Main basse sur la terre, de Stefano Liberti (Rue de l’Echiquier, 2013)

16 mai 2014

666 mots – Temps de lecture : 3 minutes

Mots clés

« Course à la terre »


Review

Ce livre est la version française d’un livre publié en 2011 par le journaliste italien Stefano Liberti. Il couvre un phénomène qui a attiré une attention croissante depuis 2008 : l’engouement pour l’acquisition de terres arables dans les pays de l’hémisphère sud.

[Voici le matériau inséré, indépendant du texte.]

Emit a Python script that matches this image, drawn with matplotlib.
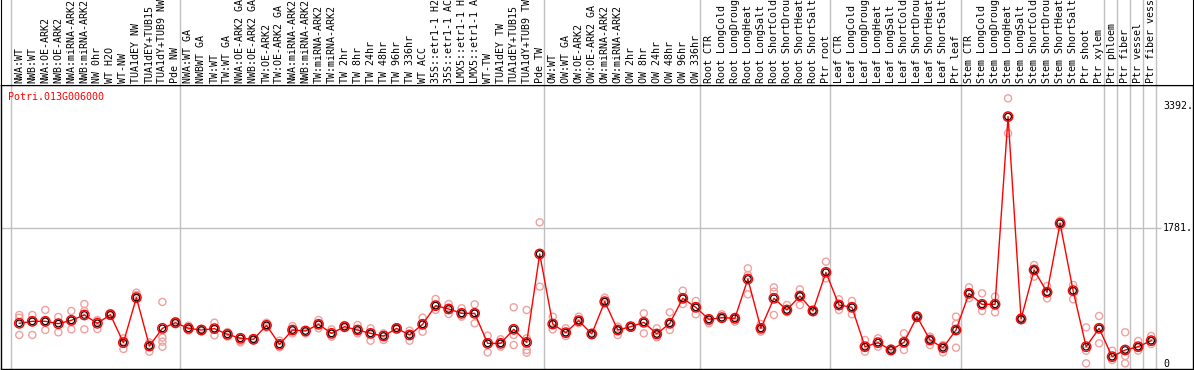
import numpy as np
import matplotlib
matplotlib.use("Agg")
import matplotlib.pyplot as plt
import matplotlib.transforms as mtransforms

# sample names (truncated to 14 chars like the original)
labels = [
    "NWA:WT", "NWB:WT", "NWA:OE-ARK2", "NWB:OE-ARK2", "NWA:miRNA-ARK2", "NWB:miRNA-ARK2",
    "NW 0hr", "WT H2O", "WT-NW", "TUA1dEY NW", "TUA1dEY+TUB15", "TUA1dY+TUB9 NW", "Pde NW",
    "NWA:WT GA", "NWBWT GA", "TW:WT", "TW:WT GA", "NWA:OE-ARK2 GA", "NWB:OE-ARK2 GA",
    "TW:OE-ARK2", "TW:OE-ARK2 GA", "NWA:miRNA-ARK2", "NWB:miRNA-ARK2", "TW:miRNA-ARK2",
    "TW:miRNA-ARK2", "TW 2hr", "TW 8hr", "TW 24hr", "TW 48hr", "TW 96hr", "TW 336hr",
    "WT ACC", "35S::etr1-1 H2", "35S::etr1-1 AC", "LMX5::etr1-1 H", "LMX5::etr1-1 A",
    "WT-TW", "TUA1dEY TW", "TUA1dEY+TUB15", "TUA1dY+TUB9 TW", "Pde TW",
    "OW:WT", "OW:WT GA", "OW:OE-ARK2", "OW:OE-ARK2 GA", "OW:miRNA-ARK2", "OW:miRNA-ARK2",
    "OW 2hr", "OW 8hr", "OW 24hr", "OW 48hr", "OW 96hr", "OW 336hr",
    "Root CTR", "Root LongCold", "Root LongDroug", "Root LongHeat", "Root LongSalt",
    "Root ShortCold", "Root ShortDrou", "Root ShortHeat", "Root ShortSalt", "Ptr root",
    "Leaf CTR", "Leaf LongCold", "Leaf LongDroug", "Leaf LongHeat", "Leaf LongSalt",
    "Leaf ShortCold", "Leaf ShortDrou", "Leaf ShortHeat", "Leaf ShortSalt", "Ptr leaf",
    "Stem CTR", "Stem LongCold", "Stem LongDroug", "Stem LongHeat", "Stem LongSalt",
    "Stem ShortCold", "Stem ShortDrou", "Stem ShortHeat", "Stem ShortSalt", "Ptr shoot",
    "Ptr xylem", "Ptr phloem", "Ptr fiber", "Ptr vessel", "Ptr fiber vess",
]

# mean expression per sample
means = [
    534, 560, 560, 529, 573, 643, 534, 647, 280, 871, 236, 468, 542,
    468, 446, 464, 389, 337, 324, 507, 258, 446, 433, 521, 402, 490, 446, 402,
    367, 468, 381, 521, 766, 722, 665, 665, 271, 271, 455, 284, 1444,
    525, 411, 569, 394, 818, 446, 490, 547, 394, 534, 862, 744,
    586, 608, 599, 1115, 468, 862, 709, 892, 696, 1203,
    774, 744, 227, 280, 184, 284, 621, 315, 214, 446,
    927, 783, 783, 3246, 591, 1234, 941, 1846, 962, 227, 468,
    96, 184, 227, 306,
]

# replicate values per sample
reps = [
    [643, 608, 381], [643, 560, 381], [709, 560, 446], [617, 540, 416],
    [696, 573, 455], [787, 696, 455], [577, 560, 459], [669, 647, 630],
    [337, 300, 197], [936, 906, 871], [284, 236, 162], [814, 346, 293, 227],
    [564, 542, 520],
    [503, 468, 440], [460, 446, 430], [542, 464, 376], [420, 389, 360],
    [337, 300, 284], [340, 324, 310], [542, 507, 480], [306, 258, 220],
    [499, 446, 402], [433, 420, 402], [577, 521, 468], [455, 402, 359],
    [512, 490, 470], [512, 446, 402], [468, 402, 306], [402, 367, 315],
    [480, 468, 455], [437, 381, 306], [608, 521, 424], [853, 766, 709],
    [787, 722, 656], [731, 665, 621], [783, 665, 534], [372, 271, 153],
    [324, 271, 227], [744, 381, 249], [709, 337, 184, 149], [1859, 1444, 1015],
    [621, 525, 455], [468, 411, 367], [621, 569, 534], [410, 394, 380],
    [871, 818, 790], [490, 446, 381], [500, 490, 480], [665, 547, 402],
    [468, 394, 350], [678, 534, 446], [962, 862, 787], [827, 744, 652],
    [586, 560, 534], [652, 608, 590], [620, 599, 556], [1255, 1168, 914],
    [525, 468, 424], [1006, 949, 643], [774, 709, 680], [980, 892, 774],
    [710, 696, 680], [1343, 1203, 1124],
    [849, 774, 709], [827, 744, 652], [315, 227, 162], [337, 280, 227],
    [206, 184, 170], [402, 284, 184], [640, 621, 600], [359, 315, 249],
    [249, 214, 153], [621, 525, 214],
    [1006, 927, 862], [927, 783, 696], [884, 783, 678], [3486, 3246, 3027],
    [612, 591, 575], [1299, 1234, 1146], [1024, 941, 862], [1881, 1846, 1802],
    [1037, 962, 849], [481, 175, 9], [630, 468, 271],
    [175, 96, 52], [416, 105, 9], [302, 227, 175], [367, 306, 262],
]

# last sample index of each group (vertical separators)
group_ends = [-1, 12, 40, 52, 62, 72, 83, 84, 85, 86, 87]
title = "Potri.013G006000"
ytick_vals = [0, 1781, 3392]
ytick_text = ["0", "1781.", "3392."]

W, H = 1194, 370
fig = plt.figure(figsize=(W / 100, H / 100), dpi=100)
mono = "DejaVu Sans Mono"
fs = 7.2

def xd(px):
    # pixel column -> data x
    return (px - 19.3) / 13.01

xlim = (xd(1), xd(1193))

ax = fig.add_axes([1 / W, (H - 369) / H, 1192 / W, 284 / H])
ax.set_xlim(*xlim)
ax.set_ylim(-65.6, 3661)
ax.set_xticks([])
ax.set_yticks([])
for s in ax.spines.values():
    s.set_color("black")
    s.set_linewidth(1)

head = fig.add_axes([1 / W, (H - 85) / H, 1192 / W, 85 / H])
head.set_xlim(*xlim)
head.set_ylim(0, 1)
head.set_xticks([])
head.set_yticks([])
head.spines["top"].set_visible(False)

gray = "#c0c0c0"
for g in group_ends:
    ax.axvline(g + 0.35, color=gray, lw=1, zorder=0)
    head.axvline(g + 0.35, color=gray, lw=1, zorder=0)

ax.hlines(1781, xlim[0], xd(1161), color=gray, lw=1, zorder=0)

x = np.arange(len(means))
for i, r in enumerate(reps):
    ax.scatter([i] * len(r), r, s=26, facecolors="none", edgecolors="#f0a0a0",
               linewidths=1, zorder=2)
ax.plot(x, means, color="red", lw=1, zorder=3)
ax.scatter(x, means, s=46, facecolors="none", edgecolors="red", linewidths=1.0, zorder=4)
ax.scatter(x, means, s=22, facecolors="none", edgecolors="black", linewidths=0.8, zorder=5)

trans = mtransforms.blended_transform_factory(head.transData, head.transAxes)
for i, lab in enumerate(labels):
    head.text(i, 2 / 85, lab, rotation=90, ha="center", va="bottom",
              family=mono, fontsize=fs, transform=trans, clip_on=False)

for v, t in zip(ytick_vals, ytick_text):
    ax.text(xd(1163), v, t, ha="left", va="center", family=mono, fontsize=fs)

fig.text(8 / W, 1 - 97 / H, title, color="red", ha="left", va="center",
         family=mono, fontsize=fs)

fig.savefig("out.png", dpi=100)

Les acteurs de ce mouvement sont :

-des entreprises étrangères issues de pays riches (parfois soutenues ou même contrôlées par leur gouvernement) qui cherchent à y cultiver des produits alimentaires ou des biocarburants en vue de les exporter,

-des investisseurs, qui voient de plus en plus dans la terre un actif au futur prometteur, permettant également de diversifier leur portefeuille.

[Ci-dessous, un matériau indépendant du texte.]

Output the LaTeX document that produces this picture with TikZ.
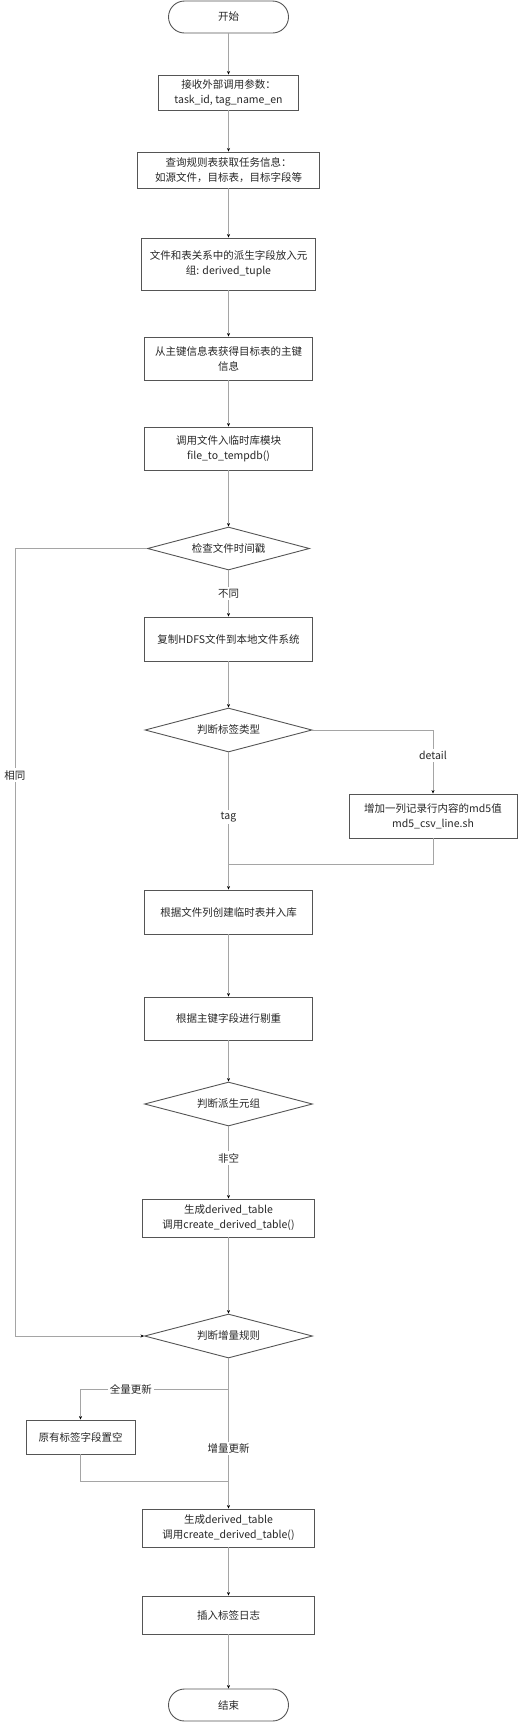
\documentclass[tikz,border=0pt]{standalone}
\usepackage{fontspec}
\setmainfont{Noto Sans CJK SC}
\usepackage{xcolor}
\usetikzlibrary{arrows.meta,shapes.geometric}
\definecolor{boxgray}{RGB}{85,85,85}
\definecolor{linegray}{RGB}{165,165,165}

\begin{document}
\begin{tikzpicture}[x=1pt,y=-1pt,>=Stealth,
  font=\fontsize{10.5}{15}\selectfont,
  proc/.style={draw=boxgray,line width=0.9pt,rectangle,align=center,inner sep=0pt,text=black!85},
  term/.style={draw=boxgray,line width=0.9pt,rectangle,rounded corners=16pt,minimum width=120pt,minimum height=32pt,inner sep=0pt,text=black!85},
  decide/.style={draw=boxgray,line width=0.9pt,diamond,aspect=4,inner sep=0pt,text=black!85},
  flow/.style={draw=linegray,line width=0.8pt,-{Stealth[length=3.5pt,width=3pt,color=black]}},
  link/.style={draw=linegray,line width=0.8pt},
  lbl/.style={fill=white,inner sep=2pt,text=black!85}]
  \useasboundingbox (0,0) rectangle (518,1722);
  % main column
  \node[term] (start) at (228.5,17) {开始};
  \node[proc,minimum width=140pt,minimum height=35pt] (recv) at (228.5,92.5) {接收外部调用参数：\\task\_id, tag\_name\_en};
  \node[proc,minimum width=182pt,minimum height=36pt] (query) at (228.5,170) {查询规则表获取任务信息：\\如源文件，目标表，目标字段等};
  \node[proc,minimum width=174pt,minimum height=52pt] (tuple) at (228.5,264) {文件和表关系中的派生字段放入元\\组: derived\_tuple};
  \node[proc,minimum width=168pt,minimum height=43pt] (pkey) at (228.5,358.5) {从主键信息表获得目标表的主键\\信息};
  \node[proc,minimum width=168pt,minimum height=43pt] (tempdb) at (228.5,448.5) {调用文件入临时库模块\\file\_to\_tempdb()};
  \node[decide,minimum width=162pt,minimum height=43pt] (chkts) at (228.5,548.5) {检查文件时间戳};
  \node[proc,minimum width=168pt,minimum height=44pt] (copy) at (228.5,639) {复制HDFS文件到本地文件系统};
  \node[decide,minimum width=167pt,minimum height=44pt] (dtype) at (228.5,730) {判断标签类型};
  \node[proc,minimum width=168pt,minimum height=44pt] (md5) at (433,816) {增加一列记录行内容的md5值\\md5\_csv\_line.sh};
  \node[proc,minimum width=168pt,minimum height=44pt] (build) at (228.5,912) {根据文件列创建临时表并入库};
  \node[proc,minimum width=168pt,minimum height=43pt] (dedup) at (228.5,1018.5) {根据主键字段进行剔重};
  \node[decide,minimum width=168pt,minimum height=44pt] (dtuple) at (228.5,1104) {判断派生元组};
  \node[proc,minimum width=172pt,minimum height=38pt] (derA) at (228.5,1218) {生成derived\_table\\调用create\_derived\_table()};
  \node[decide,minimum width=168pt,minimum height=44pt] (incr) at (228.5,1336) {判断增量规则};
  \node[proc,minimum width=109pt,minimum height=34pt] (clear) at (80.5,1437) {原有标签字段置空};
  \node[proc,minimum width=172pt,minimum height=38pt] (derB) at (228.5,1528) {生成derived\_table\\调用create\_derived\_table()};
  \node[proc,minimum width=172pt,minimum height=38pt] (logtag) at (228.5,1615) {插入标签日志};
  \node[term] (stop) at (228.5,1705) {结束};

  \coordinate (sameturn) at (15,548.5);
  \coordinate (mergept) at (228.5,864);
  \coordinate (fullsplit) at (228.5,1389);
  \coordinate (fulljoin) at (228.5,1481);

  % connectors
  \draw[flow] (start) -- (recv);
  \draw[flow] (recv) -- (query);
  \draw[flow] (query) -- (tuple);
  \draw[flow] (tuple) -- (pkey);
  \draw[flow] (pkey) -- (tempdb);
  \draw[flow] (tempdb) -- (chkts);
  \draw[flow] (chkts) -- node[lbl,pos=0.5]{不同} (copy);
  \draw[flow] (chkts.west) -- (sameturn) |- node[lbl,pos=0.144]{相同} (incr.west);
  \draw[flow] (copy) -- (dtype);
  \draw[flow] (dtype.east) -| node[lbl,pos=0.70]{detail} (md5.north);
  \draw[flow] (dtype) -- node[lbl,pos=0.47]{tag} (build);
  \draw[link] (md5.south) |- (mergept);
  \draw[flow] (build) -- (dedup);
  \draw[flow] (dedup) -- (dtuple);
  \draw[flow] (dtuple) -- node[lbl,pos=0.44]{非空} (derA);
  \draw[flow] (derA) -- (incr);
  \draw[flow] (incr) -- node[lbl,pos=0.6]{增量更新} (derB);
  \draw[flow] (fullsplit) -| node[lbl,pos=0.33]{全量更新} (clear.north);
  \draw[link] (clear.south) |- (fulljoin);
  \draw[flow] (derB) -- (logtag);
  \draw[flow] (logtag) -- (stop);
\end{tikzpicture}
\end{document}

Chaque année depuis 2007, ce sont environ 10 millions d’hectares de terres arables qui ont ainsi été vendus ou mis en location de longue durée (des informations actuelles et détaillées sont disponibles sur www.farmlandgrab.org, un site qui recense toutes les acquisitions dans le monde).

La question essentielle que pose Liberti dans ce livre est : quelles sont les conséquences de cette “course à la terre”? Bien que le titre choisi donne une bonne indication de la réponse qu’il donne, il a fait l’effort de rencontrer toutes les parties prenantes au cours de son travail d’investigation, notamment des investisseurs et des responsables d’entreprises agro-alimentaires.

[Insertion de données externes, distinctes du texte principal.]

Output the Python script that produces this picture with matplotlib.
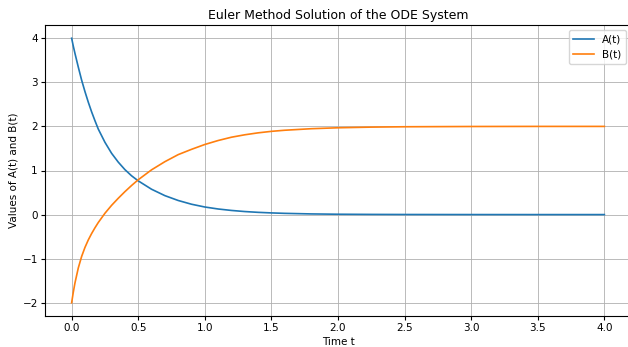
import numpy as np
from matplotlib import pyplot as plt

# valores
t = [0.0, 0.0125, 0.025, 0.05, 0.075, 0.1, 0.125, 0.15, 0.175, 0.2, 0.25, 0.3, 0.35,
     0.4, 0.45, 0.5, 0.6, 0.7, 0.8, 0.9, 1.0, 1.1, 1.2, 1.3, 1.4, 1.5, 1.6,
     1.8, 2.0, 2.25, 2.5, 3.0, 3.5, 4.0]
A = [4.0, 3.82, 3.655, 3.345, 3.05, 2.79, 2.55, 2.33, 2.13, 1.94, 1.64, 1.39, 1.19,
     1.02, 0.88, 0.765, 0.575, 0.43, 0.32, 0.235, 0.172, 0.127, 0.094, 0.069, 0.051, 0.038, 0.028,
     0.015, 0.008, 0.004, 0.002, 0.0005, 0.0, 0.0]
B = [-2.0, -1.76, -1.55, -1.21, -0.95, -0.745, -0.575, -0.43, -0.30, -0.18, 0.03, 0.21, 0.37,
     0.52, 0.66, 0.79, 1.015, 1.20, 1.36, 1.48, 1.59, 1.68, 1.755, 1.81, 1.854, 1.888, 1.913,
     1.948, 1.969, 1.984, 1.992, 1.998, 2.0, 2.0]

fig = plt.figure(figsize=(6.28, 3.47), dpi=100)
ax = fig.add_axes([45/628, 31/347, 586/628, 291/347])

ax.plot(t, A, label='A(t)', lw=1.2)
ax.plot(t, B, label='B(t)', lw=1.2)
ax.set_title('Euler Method Solution of the ODE System', fontsize=9, pad=4.5)
ax.set_xlabel('Time t', fontsize=7.5, labelpad=3)
ax.set_ylabel('Values of A(t) and B(t)', fontsize=7.5, labelpad=3)
ax.tick_params(labelsize=7.5, length=2.6, pad=2.6)
ax.set_xticks(np.arange(0, 4.01, 0.5))
ax.set_xlim(-0.2, 4.2)
ax.set_ylim(-2.3, 4.3)
ax.grid(True, lw=0.6)
ax.legend(loc='upper right', fontsize=7.5)

plt.savefig('out.png', dpi=100)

Liberti observe que l’acquisition des terres est soutenue ou même parfois initiée par les gouvernements des pays ciblés par les investisseurs, car ils y voient une opportunité de moderniser leur agriculture et de mieux s’intégrer aux marchés mondiaux. Un des cas les plus nets est celui de l’Ethiopie, qui poursuivrait l’objectif de mettre près de 3 millions d’hectares en location à longue durée (approximativement la taille de la Belgique).

Quant aux investisseurs et aux dirigeants de sociétés du secteur agro-alimentaire, ils parlent d’opportunités, de développement, de productivité et aussi de responsabilité sociale. Liberti dénonce certains d’entre eux comme de purs hypocrites, mais reconnaît aussi que d’autres ont une intention sincère de contribuer au développement économique des pays dans lesquels ils investissent.

Le problème essentiel est pour l’auteur que c’est surtout une catégorie de personnes qui fait les frais de ces acquisitions de terres : les petits paysans locaux, en effet expulsés de la terre qu’il cultivaient jusque-là. Dans le meilleur des cas (configuration plutôt rare), ils trouvent un emploi non-qualifié et peu rémunéré au service des investisseurs, comme les indiens Guarani au Brésil, mais le cas le plus fréquent reste qu’ils se retrouvent sans moyen de subsistance et viennent grossir les rangs du prolétariat urbain.

Les accords de cession sont souvent négociés dans l’ombre, sans compétition, avec des sociétés qui ont des connexions privilégiées avec les gouvernements locaux.

Ceux-ci assurent que les terres cédées sont inhabitées et inutilisées, mais la vérité est plutôt selon Liberti que ce sont les terres les plus fertiles qui sont transférées aux investisseurs, qui les transforment en exploitations en monoculture, sans considération pour les populations locales, et en créant finalement peu d’emplois.

Liberti reconnaît que des efforts ont été faits par certains gouvernements (comme la Tanzanie) et la Banque Mondiale pour encadrer ces investissements par des règles éthiques, mais il s’agit juste de recommandations non contraignantes juridiquement (donc souvent contournées) et qui ne vont de toute façon pas assez loin.

Sa conclusion est claire : les zones rurales dans le Sud sont la proie d’un nouveau colonialisme : “Comme aux temps coloniaux, les puissances chassent les ressources dont elles ont besoin : nourriture pour leur population et carburant pour leurs voitures”.

Liberti n’accuse pas seulement les investisseurs peu regardants sur leur impact mais aussi les gouvernements locaux, coupables de ne pas prendre soin de la partie la plus pauvre de leur population.

Ce livre, qui se lit comme du journalisme d’investigation, est passionnant. En même temps, il ne suggère pas de voie qui permettrait d’enrayer le mouvement ou de le mettre sur un chemin plus éthique. Il semble tout de même que l’auteur privilégie la piste d’un cadre juridique plus contraignant, comme celui proposé par O. de Schutter, le rapporteur spécial des Nations Unis pour le Droit à l’Alimentation.